Nowdays with modern brake controllers and pre-wired connectors for most tow vehicles, there is no need for the separate wire. If you manually activate the trailer brakes on your Ford, Chevy, Dodge or Toyota, it automatically light up the appropriate lamps in both your tow vehicle and trailer.

So if you want to you can re-purpose the original black wire in your 6-way harness as either a 12V charge line (early Airstreams had a 12V charge and ground line that was separate from the 6-way) or you can add back-up lights. Be sure to use appropriate wire sizes and fuses or circuit breakers.

The 99 had two bulbs. One was a single filament powered by the running light circuit, the other was a dual filament powered by the turn signal and the brake signal.

You can leave the running lights hooked up to the lower single filament bulb, and just combine both wires from the dual filament bulb to the single combined brake/turn signal wire from your 7-way harness.

Or you could convert the tail-lights to a LED type brake/turn signal. There are several threads that discuss how to do this.

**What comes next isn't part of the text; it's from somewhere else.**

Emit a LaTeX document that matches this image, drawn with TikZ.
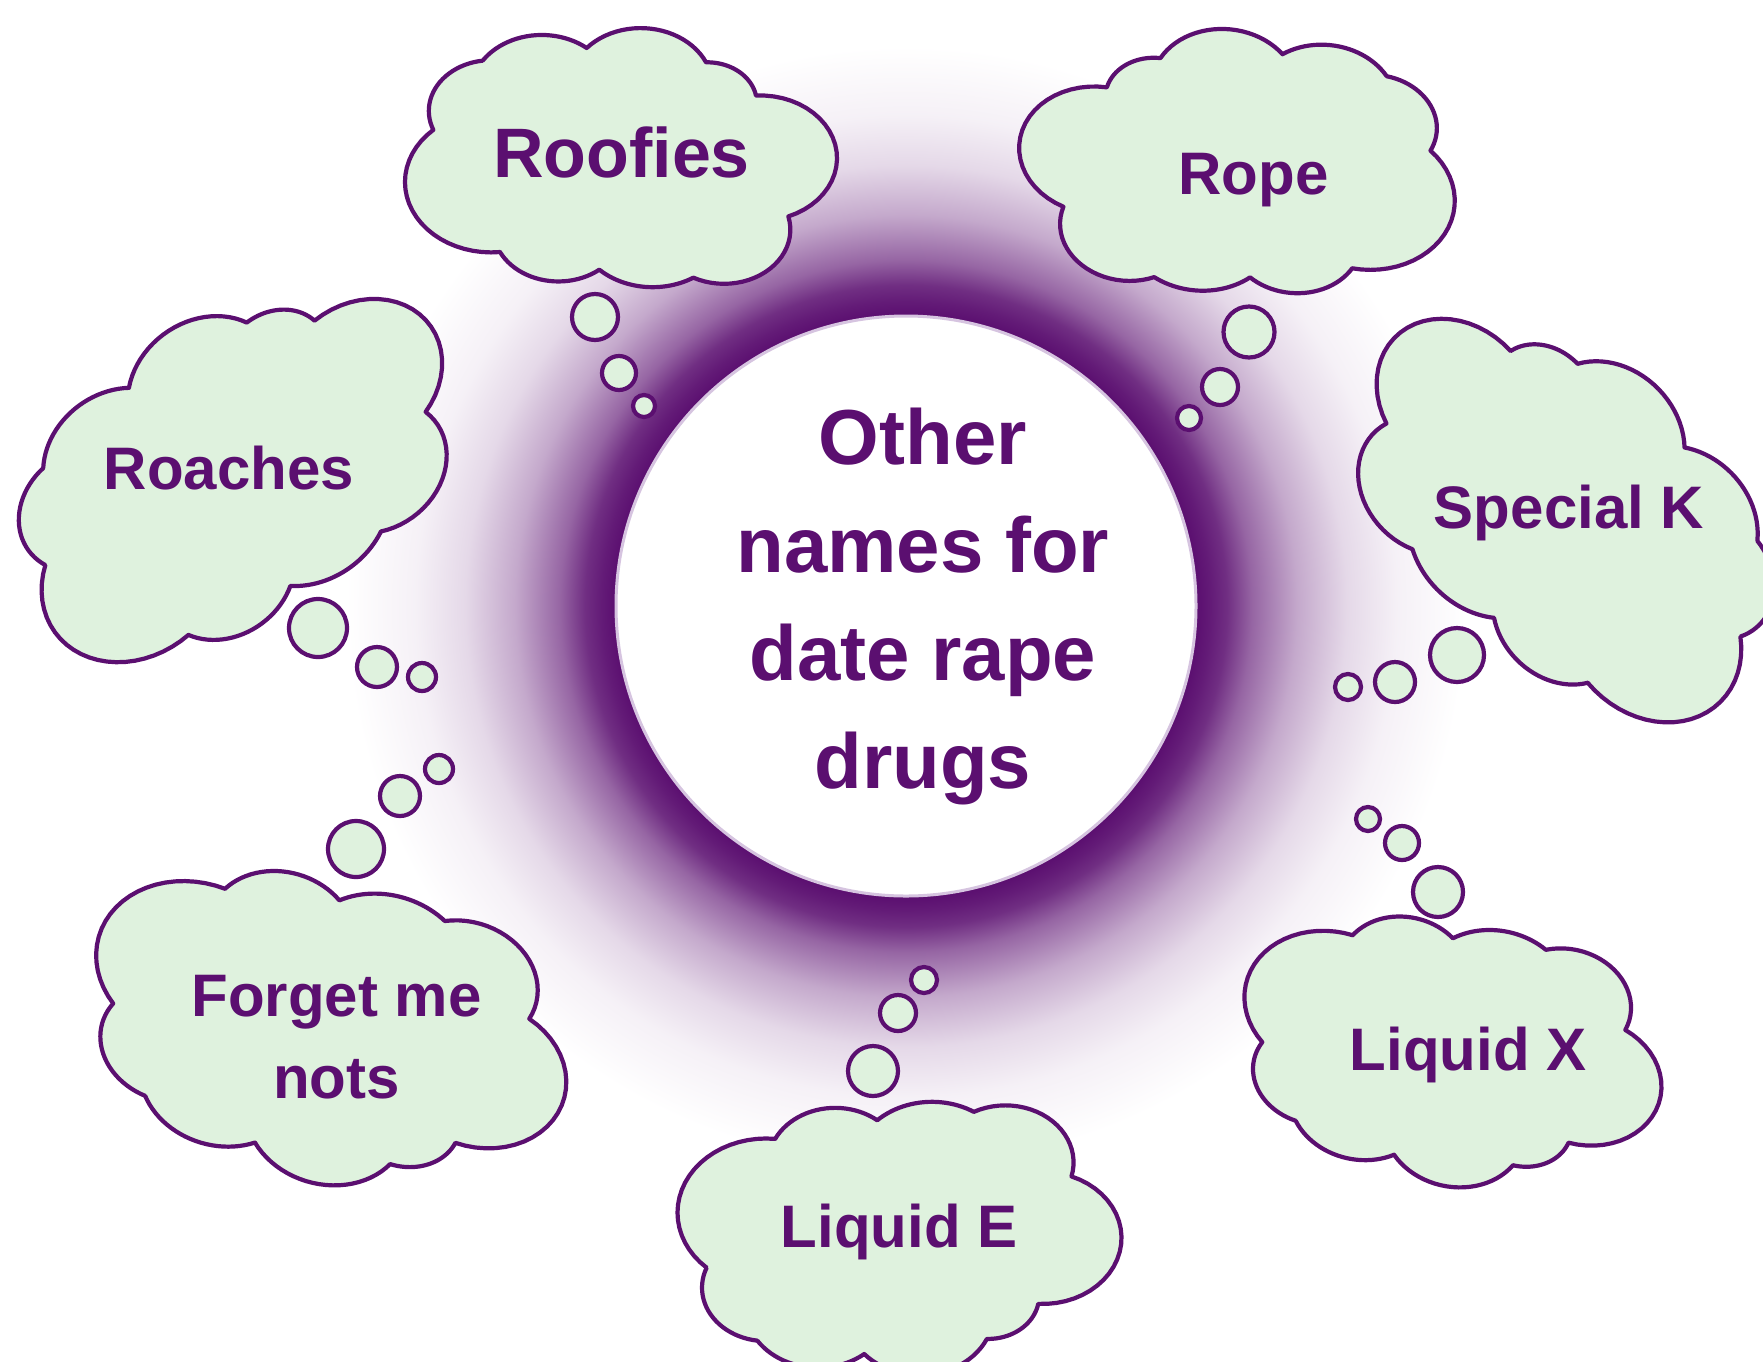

Here is the original wiring schematic.

TG Twinkie 03-04-2011 06:21 PM

Two options
 
Are there dual filament bulbs in any of the rear light fixtures? If so; I would wire what are now the stop lights to the tail light wire (green); then wire one of the dual filament bulbs in the other fixture for turn signals (left red and right brown) and the other to the tail lights (green).
You could also wire what are now the brake lights ( black wire)to the electric brake circuit; When you apply the brakes the lights would come on. Then just wire the red (left turn) and brown (right turn) and green to the tail lights.

silverkeeper 03-05-2011 11:01 AM

Thanks so much for he info.
Yes there are dual filament bulbs in the lights.
I did take apart the old 6 prong plug and found that it was connected with three wires, they cut the black out and seems to have connected the red line from the ucord to the red and black lines that leads back to the tail lights. At that location another black splits off to feed into the right tail light.

I'll look into both of your options and see what works.

I have been reading up on all your input to lucymcdog and her trailer.
Mine is very similar but perhaps the wiring is in better shape.
Just finished gutting the interior and replacing the whole floor, refit the black water tank and am going through and bench testing the rest of the stuff to see if it works, (have a little air compressor for the water tank that works great, and the original water heater if in fine shape) so far so good. The trailer was moth bald in the desert for twenty of its years, so it was in pretty good condition and no rust on the frame just a lot of fine dirt in everything!

Will post photos when I figure how to do that.